Q2 Guidance and Gross Margin Stability

Second quarter revenue guidance of $105 million to $111 million at the midpoint of $108 million implies approximately 7.6% sequential growth, with both automotive and IoT — including consumer — expected to increase. Non-GAAP gross margin guidance of 59% to 60.5% is unchanged from Q1 actuals and consistent with the long-term model range Wang reiterated of 59% to 62%. Despite the product mix shift toward automotive and the early-stage ramp costs associated with new nodes, margin structure appears stable. Non-GAAP OpEx of $56 million to $59 million reflects modest sequential increase as development activity across CV7, CV8 and unreleased products continues.

Edge Infrastructure: The Next SAM Expansion

One topic that received less attention but warrants monitoring is edge infrastructure — placing Ambarella silicon inside servers closer to the network edge, initially for AI vision processing in enterprise security and smart city applications. Wang confirmed active design wins with first products expected in the second half of fiscal 2027. Gerhardy put the current SAM at "a couple of hundred million dollars" for AI Vision Box applications, with an explicit acknowledgment that the figure will be revised upward as the product roadmap matures. The indirect channel build-out — currently six U.S.-based ISVs with a goal to double by fiscal year-end — is specifically designed to support the edge infrastructure opportunity alongside robotics, given both markets require deep vertical software expertise that Ambarella cannot deliver alone at scale.

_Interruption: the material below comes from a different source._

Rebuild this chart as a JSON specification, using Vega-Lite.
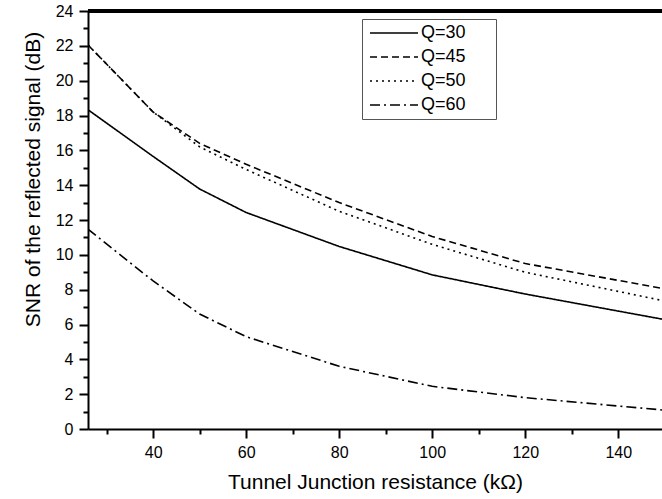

The I-Pro (formerly Panasonic) announcement in March deserves a footnote here: the first edge endpoint camera to run GenAI locally, built on Ambarella's CV72, represents a proof point for the transformer inference capability the company has been positioning since the CV7x launch. As Wang put it, as GenAI and agentic AI move to the edge, "our positioning becomes even stronger" precisely because integrating data aggregation, AI acceleration, CPU, encoding and I/O into a single power-efficient SoC is something "an extremely limited number of companies can do — and even fewer that are proven and established."